Without the pictures, repeat the listing character for character.

▸ Recorded data:
--
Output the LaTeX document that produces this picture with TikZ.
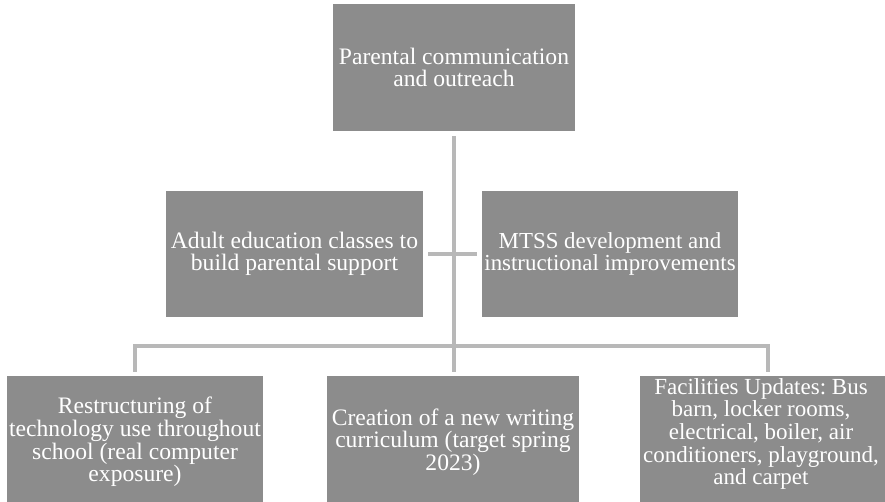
\documentclass[tikz,border=0pt]{standalone}
\usepackage{fontspec}
\setmainfont{Liberation Serif}
\frenchspacing
\definecolor{boxgray}{HTML}{8C8C8C}
\definecolor{linegray}{HTML}{B8B8B8}
\tikzset{
  box/.style={fill=boxgray, text=white, align=center, inner sep=0pt,
    font=\fontsize{23.6}{22.6}\selectfont},
  conn/.style={draw=linegray, line width=3.2pt, line join=miter}
}
\begin{document}
\begin{tikzpicture}[x=1pt,y=-1pt]
\useasboundingbox (0,0) rectangle (885,501);
\clip (0,0) rectangle (885,501);
\node[box, minimum width=242pt, minimum height=127pt] (top) at (454,67.5) {Parental communication\\and outreach};
\node[box, minimum width=257pt, minimum height=126pt] (ml) at (294.5,254) {Adult education classes to\\build parental support};
\node[box, minimum width=256pt, minimum height=126pt, font=\fontsize{22.9}{22.6}\selectfont] (mr) at (610,254) {MTSS development and\\instructional improvements};
\node[box, minimum width=256pt, minimum height=132pt] (bl) at (135,442) {Restructuring of\\technology use throughout\\school (real computer\\exposure)};
\node[box, minimum width=252pt, minimum height=132pt] (bm) at (453,442) {Creation of a new writing\\curriculum (target spring\\2023)};
\node[box, minimum width=256pt, minimum height=132pt] (br) at (768,442) {};
\node[box, fill=none, font=\fontsize{23}{22.6}\selectfont] (brt) at (761,434) {Facilities Updates: Bus\\barn, locker rooms,\\electrical, boiler, air\\conditioners, playground,\\and carpet};
\coordinate (hub) at (454,346);
\draw[conn, shorten <=5pt, shorten >=4pt] (top.south) -- (top.south |- bm.north);
\draw[conn, shorten <=5pt, shorten >=5pt] (ml.east) -- (mr.west);
\draw[conn] ([yshift=4pt]bl.north) -- (bl.north |- hub) -- (br.north |- hub) -- ([yshift=4pt]br.north);
\end{tikzpicture}
\end{document}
--
▸ Output below:
Output the LaTeX document that produces this picture with TikZ.
\documentclass[tikz,border=0pt]{standalone}
\usepackage{fontspec}
\setmainfont{Liberation Serif}
\frenchspacing
\definecolor{boxgray}{HTML}{8C8C8C}
\definecolor{linegray}{HTML}{B8B8B8}
\tikzset{
  box/.style={fill=boxgray, text=white, align=center, inner sep=0pt,
    font=\fontsize{23.6}{22.6}\selectfont},
  conn/.style={draw=linegray, line width=3.2pt, line join=miter}
}
\begin{document}
\begin{tikzpicture}[x=1pt,y=-1pt]
\useasboundingbox (0,0) rectangle (885,501);
\clip (0,0) rectangle (885,501);
\node[box, minimum width=242pt, minimum height=127pt] (top) at (454,67.5) {Parental communication\\and outreach};
\node[box, minimum width=257pt, minimum height=126pt] (ml) at (294.5,254) {Adult education classes to\\build parental support};
\node[box, minimum width=256pt, minimum height=126pt, font=\fontsize{22.9}{22.6}\selectfont] (mr) at (610,254) {MTSS development and\\instructional improvements};
\node[box, minimum width=256pt, minimum height=132pt] (bl) at (135,442) {Restructuring of\\technology use throughout\\school (real computer\\exposure)};
\node[box, minimum width=252pt, minimum height=132pt] (bm) at (453,442) {Creation of a new writing\\curriculum (target spring\\2023)};
\node[box, minimum width=256pt, minimum height=132pt] (br) at (768,442) {};
\node[box, fill=none, font=\fontsize{23}{22.6}\selectfont] (brt) at (761,434) {Facilities Updates: Bus\\barn, locker rooms,\\electrical, boiler, air\\conditioners, playground,\\and carpet};
\coordinate (hub) at (454,346);
\draw[conn, shorten <=5pt, shorten >=4pt] (top.south) -- (top.south |- bm.north);
\draw[conn, shorten <=5pt, shorten >=5pt] (ml.east) -- (mr.west);
\draw[conn] ([yshift=4pt]bl.north) -- (bl.north |- hub) -- (br.north |- hub) -- ([yshift=4pt]br.north);
\end{tikzpicture}
\end{document}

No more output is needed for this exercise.